Environments in Jekyll

Adding the ability for visitors to comment on your posts is a great way to build a community around your site and also to hear from those who may not be inclined to reach out in other ways, whether that be via email or Twitter or Facebook.

I opted to use Disqus to provide commenting functionality to my site and upon logging into the admin console recently I noticed that a number of discussions had been created with a URL beginning with http://localhost:4000/. After some investigation I discovered these were being created when I was running jekyll serve to preview my site locally and particularly when I’d added the --drafts flag to preview my draft posts. I’m not sure whether there is a downside these ‘phantom’ discussions being created but to make managing my discussions easier I wanted to prevent it happening again.

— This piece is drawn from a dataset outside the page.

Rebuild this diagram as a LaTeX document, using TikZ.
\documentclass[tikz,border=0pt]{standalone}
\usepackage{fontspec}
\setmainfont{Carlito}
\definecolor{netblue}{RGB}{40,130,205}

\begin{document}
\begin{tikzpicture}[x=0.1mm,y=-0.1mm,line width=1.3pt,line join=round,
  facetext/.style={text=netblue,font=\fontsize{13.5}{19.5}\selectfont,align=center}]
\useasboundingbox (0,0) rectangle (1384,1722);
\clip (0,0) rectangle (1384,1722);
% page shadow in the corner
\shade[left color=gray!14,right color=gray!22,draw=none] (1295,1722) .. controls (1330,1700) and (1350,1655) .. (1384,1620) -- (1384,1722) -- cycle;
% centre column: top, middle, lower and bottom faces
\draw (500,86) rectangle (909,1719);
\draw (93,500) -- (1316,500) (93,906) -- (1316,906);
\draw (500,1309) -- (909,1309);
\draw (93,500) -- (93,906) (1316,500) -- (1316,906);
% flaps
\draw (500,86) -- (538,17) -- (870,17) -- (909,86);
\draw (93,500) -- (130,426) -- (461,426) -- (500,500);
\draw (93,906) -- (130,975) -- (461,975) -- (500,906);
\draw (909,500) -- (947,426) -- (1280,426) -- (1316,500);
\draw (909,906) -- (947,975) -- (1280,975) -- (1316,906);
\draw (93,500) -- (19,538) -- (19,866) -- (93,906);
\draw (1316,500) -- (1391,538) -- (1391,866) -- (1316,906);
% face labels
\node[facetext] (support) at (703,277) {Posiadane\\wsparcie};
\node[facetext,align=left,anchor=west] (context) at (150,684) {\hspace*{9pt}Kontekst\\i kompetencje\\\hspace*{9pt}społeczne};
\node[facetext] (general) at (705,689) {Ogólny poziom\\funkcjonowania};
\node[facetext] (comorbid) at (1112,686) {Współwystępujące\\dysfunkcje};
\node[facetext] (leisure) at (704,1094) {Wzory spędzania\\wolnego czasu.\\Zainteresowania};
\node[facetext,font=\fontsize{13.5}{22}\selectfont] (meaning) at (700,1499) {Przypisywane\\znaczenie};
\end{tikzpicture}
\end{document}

It turns out this is easy to fix by taking advantage of the different environments available in Jekyll, which are much like those in Rails (development, test & production). The default environment in Jekyll is development however you can override this by specifying an environment using the JEKYLL_ENV variable:

$ JEKYLL_ENV=production jekyll build

I already had the call to include the Disqus code wrapped in a conditional statement to only include this if I’d enabled comments for the post (by specifying comments: true in the post’s frontmatter):


{% if page.comments %}
  {% include comments_code.html %}
{% endif %}

To ensure the code was included only in live pages deployed to my server I simply wrapped this in another conditional statement as follows:


{% if jekyll.environment == "production" %}
  {% if page.comments %}
    {% include comments_code.html %}
  {% endif %}
{% endif %}

I use Google Analytics so it made sense to do the same for the tracking code to prevent my own page views in development being counted so I moved this to a partial (_includes/google_analytics.html) and wrapped the include call in the same conditional statement as above:


{% if jekyll.environment == "production" %}
  {% include google_analytics.html %}
{% endif %}

Now that the code was wrapped in the necessary conditional statements all that was left to do was to decide how to set the environment to production. Rather than having to specify this at the command line every time I built the site, I added the required code to the build task in my Rakefile:

# rake build

desc "Build the site"
task :build do
  # Set ENV to production to enable production-only code (Disqus, Google Analytics)
  execute("JEKYLL_ENV=production jekyll build")
  # Apply minification tasks
  Rake::Task[:minify_css].execute
  Rake::Task[:minify_js].execute
  Rake::Task[:minify_html].execute
end

I can now simply run:

$ jekyll build

and the environment will be set to production automatically. Your mileage will obviously vary here depending on how you’ve setup your Rakefile.